Walking with rather than talking at

I often want to be able to solve a problem quickly.  That's fine when it comes to DIY or even a simple admin job, but it is awful, destructive, and sinful when applied to people.  Part of the problem I think is absorbed from our culture of the quick fix, the instant remedy.  Part of it comes from wanting to remove pain and discomfort from the lives of those I care about.  Another part of it comes from wanting to be thought well of, wanting to be 'successful' in pastoring people, maybe even having something to dow with measurable goals or feeling like a job is finished.  And yet the Bible does not give us a steady stream of pat answers to life's problems and pains.  The Bible is not ordered or indexed or searchable in a way that enables us to look up 'd' for depression, 'a' for anxiety, or 's' for solution and we ought to be grateful for that.  Rather what we see is people walking with others through the story of their lives.

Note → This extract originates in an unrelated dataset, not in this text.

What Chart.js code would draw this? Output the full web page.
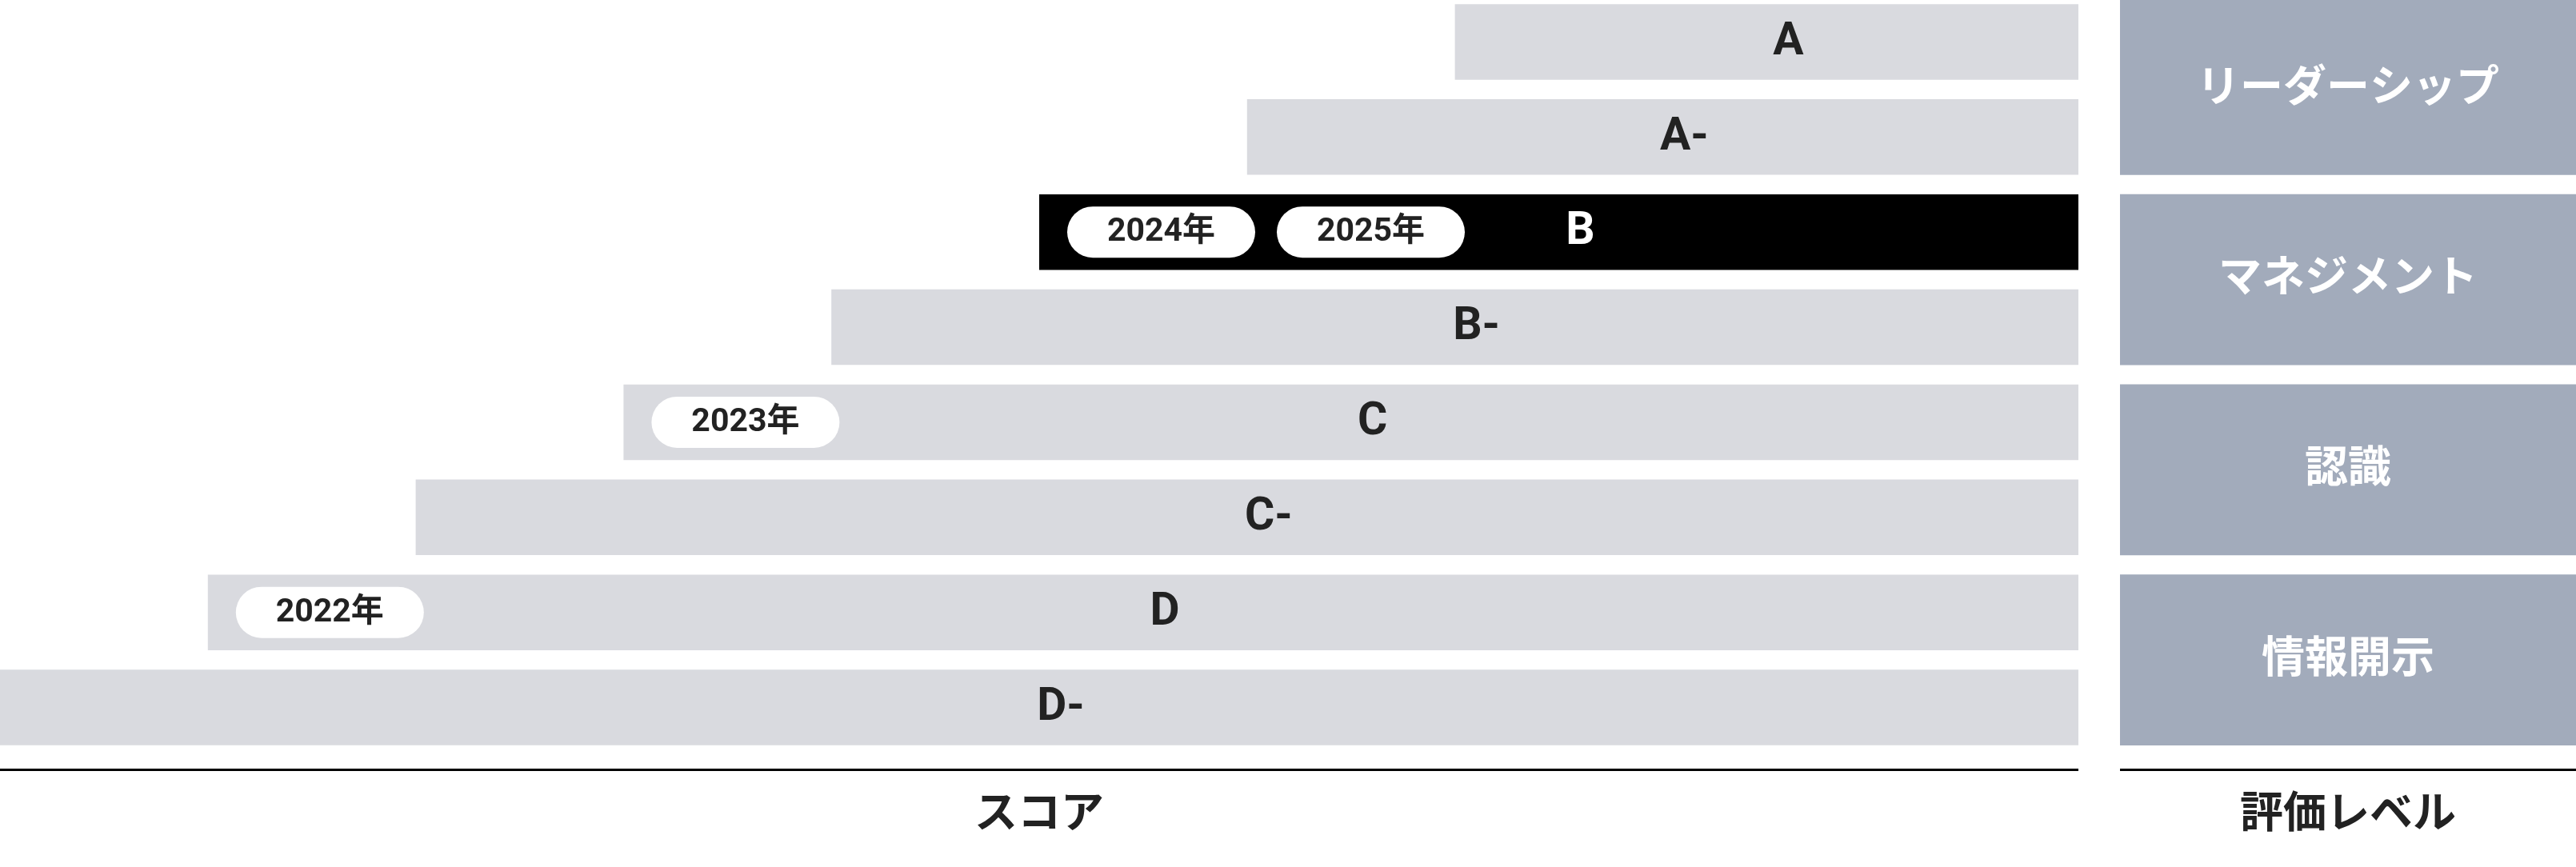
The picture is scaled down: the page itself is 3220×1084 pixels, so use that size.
<!DOCTYPE html>
<html lang="ja">
<head>
<meta charset="utf-8">
<script src="https://cdn.jsdelivr.net/npm/chart.js@4.4.1/dist/chart.umd.min.js"></script>
<style>
  html, body { margin: 0; padding: 0; background: #ffffff; overflow: hidden; }
  body { width: 3220px; height: 1084px; position: relative; }
  #left { position: absolute; left: 0; top: -7px; }
  #right { position: absolute; left: 2650px; top: -7px; }
</style>
</head>
<body>
<canvas id="left" width="2598" height="1091"></canvas>
<canvas id="right" width="570" height="1091"></canvas>
<script>
// ---- data ----
const grades = ['A', 'A-', 'B', 'B-', 'C', 'C-', 'D', 'D-'];
const gradeStart = [7, 6, 5, 4, 3, 2, 1, 0];
const gradeEnd = [10, 10, 10, 10, 10, 10, 10, 10];
const currentGrade = 'B';
const yearLabels = ['2022年', '2023年', '2024年', '2025年'];
const yearGrades = ['D', 'C', 'B', 'B'];
const levelNames = ['リーダーシップ', 'マネジメント', '認識', '情報開示'];
const levelFirstGrade = ['A', 'B', 'C', 'D'];
const levelLastGrade = ['A-', 'B-', 'C-', 'D-'];
const scoreTitle = 'スコア';
const levelTitle = '評価レベル';

// ---- style ----
const GRAY = '#d9dadf';
const BLACK = '#000000';
const PANEL = '#a2abbb';
const TEXT = '#222222';
const FONT = "Roboto, 'Noto Sans CJK JP', sans-serif";
const CJK = "'Noto Sans CJK JP', sans-serif";
const BAR_FRAC = 0.794;

Chart.defaults.font.family = FONT;

function drawAxisLine(chart, title) {
  const ctx = chart.ctx;
  const a = chart.chartArea;
  ctx.save();
  ctx.fillStyle = '#000';
  ctx.fillRect(0, a.bottom + 17, chart.width, 3);
  ctx.fillStyle = TEXT;
  ctx.font = "bold 54px " + CJK;
  ctx.textAlign = 'center';
  ctx.textBaseline = 'middle';
  ctx.fillText(title, chart.width / 2, a.bottom + 70);
  ctx.restore();
}

function roundRect(ctx, x, y, w, h, r) {
  ctx.beginPath();
  ctx.moveTo(x + r, y);
  ctx.lineTo(x + w - r, y);
  ctx.arc(x + w - r, y + r, r, -Math.PI / 2, Math.PI / 2);
  ctx.lineTo(x + r, y + h);
  ctx.arc(x + r, y + r, r, Math.PI / 2, Math.PI * 1.5);
  ctx.closePath();
}

const leftPlugin = {
  id: 'leftDecor',
  afterDatasetsDraw(chart) {
    const ctx = chart.ctx;
    const meta = chart.getDatasetMeta(0);
    const xs = chart.scales.x;
    // grade labels
    meta.data.forEach((el, i) => {
      const cx = (el.x + el.base) / 2 + 27;
      ctx.save();
      ctx.fillStyle = grades[i] === currentGrade ? '#ffffff' : TEXT;
      ctx.font = "bold 57px " + FONT;
      ctx.textAlign = 'center';
      ctx.textBaseline = 'middle';
      ctx.fillText(grades[i], cx, el.y + 1);
      ctx.restore();
    });
    // year pills
    const used = {};
    yearLabels.forEach((lab, k) => {
      const gi = grades.indexOf(yearGrades[k]);
      const el = meta.data[gi];
      const n = used[gi] || 0;
      used[gi] = n + 1;
      const w = 235, h = 64;
      const x = xs.getPixelForValue(gradeStart[gi]) + 35 + n * (w + 27);
      const y = el.y - h / 2;
      ctx.save();
      ctx.fillStyle = '#ffffff';
      roundRect(ctx, x, y, w, h, h / 2);
      ctx.fill();
      ctx.fillStyle = TEXT;
      ctx.font = "bold 41px " + FONT;
      ctx.textAlign = 'center';
      ctx.textBaseline = 'middle';
      ctx.fillText(lab, x + w / 2, el.y + 1);
      ctx.restore();
    });
  },
  afterDraw(chart) { drawAxisLine(chart, scoreTitle); }
};

new Chart(document.getElementById('left'), {
  type: 'bar',
  data: {
    labels: grades,
    datasets: [{
      data: grades.map((g, i) => [gradeStart[i], gradeEnd[i]]),
      backgroundColor: grades.map(g => g === currentGrade ? BLACK : GRAY),
      borderWidth: 0,
      borderSkipped: false,
      categoryPercentage: 1,
      barPercentage: BAR_FRAC
    }]
  },
  options: {
    indexAxis: 'y',
    responsive: false,
    animation: false,
    devicePixelRatio: 1,
    layout: { padding: { left: 0, right: 0, top: 0, bottom: 140 } },
    plugins: { legend: { display: false }, tooltip: { enabled: false } },
    scales: {
      x: { type: 'linear', min: 0, max: 10, display: false },
      y: { type: 'category', display: false }
    }
  },
  plugins: [leftPlugin]
});

// right: evaluation level bands spanning two grade rows each
const half = BAR_FRAC / 2;
const levelTop = levelFirstGrade.map((g, i) => i === 0 ? -0.5 : grades.indexOf(g) - half);
const levelBottom = levelLastGrade.map(g => grades.indexOf(g) + half);

const rightPlugin = {
  id: 'rightDecor',
  afterDatasetsDraw(chart) {
    const ctx = chart.ctx;
    const ys = chart.scales.y;
    chart.data.datasets.forEach((ds, i) => {
      const el = chart.getDatasetMeta(i).data[0];
      const mid = (grades.indexOf(levelFirstGrade[i]) + grades.indexOf(levelLastGrade[i])) / 2;
      ctx.save();
      ctx.fillStyle = '#ffffff';
      ctx.font = "bold 54px " + CJK;
      ctx.textAlign = 'center';
      ctx.textBaseline = 'middle';
      ctx.fillText(levelNames[i], el.x, ys.getPixelForValue(mid) - 5);
      ctx.restore();
    });
  },
  afterDraw(chart) { drawAxisLine(chart, levelTitle); }
};

new Chart(document.getElementById('right'), {
  type: 'bar',
  data: {
    labels: [levelTitle],
    datasets: levelNames.map((n, i) => ({
      label: n,
      data: [[levelTop[i], levelBottom[i]]],
      backgroundColor: PANEL,
      borderWidth: 0,
      borderSkipped: false,
      grouped: false,
      categoryPercentage: 1,
      barPercentage: 1
    }))
  },
  options: {
    responsive: false,
    animation: false,
    devicePixelRatio: 1,
    layout: { padding: { left: 0, right: 0, top: 0, bottom: 140 } },
    plugins: { legend: { display: false }, tooltip: { enabled: false } },
    scales: {
      x: { type: 'category', display: false },
      y: { type: 'linear', min: -0.5, max: 7.5, reverse: true, display: false }
    }
  },
  plugins: [rightPlugin]
});
</script>
</body>
</html>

Quick answers, half thought through theology, hastily spoken misapplied doctrine is dangerous.  Just think of Job's friends.  They begin well, they sit and observe Job in silence but the problem comes when they speak and provide answers that are half thought through, received tradition misapplied to Job and his situation.  It would have been better if they had kept silent.  Or think of Nehemiah, he hears of a problem, he cares deeply about a problem, he is moved to help and literally moved to care for God's people, but he takes time to pray it through.  Even when he goes to Jerusalem he takes time to survey the walls and the people and live alongside them as he leads them to build first the walls and then a community with God at the centre within the walls.

There is a lot for us to learn from the Bible's walking with rather than talking at approach.  Think of the difference walking with gospel hope alongside a friend struggling with depression and anxiety would make rather than taking at them with quick answers about a situation we have not experienced or whose complexities and pain we don to fully understand.  Think of the difference walking with would make in any given situation of suffering you or those in your church family are facing; childlessness, infertility, loss, grief, unemployment, infirmity, disability and so on.  That is what Jesus did when he became man, he walked with us through suffering, he wept alongside Martha and Mary, he loved and lost and yet brought hope, it's no accident that we find him in the next chapter in their home again.  He walked with them and talked of hope and salvation as he walked.

Offering quick advice is easier but it is not more productive.  Walking with is longer term, it is harder work, it takes more commitment, and is more painful but it is what we are called to because it is what Jesus has done for us.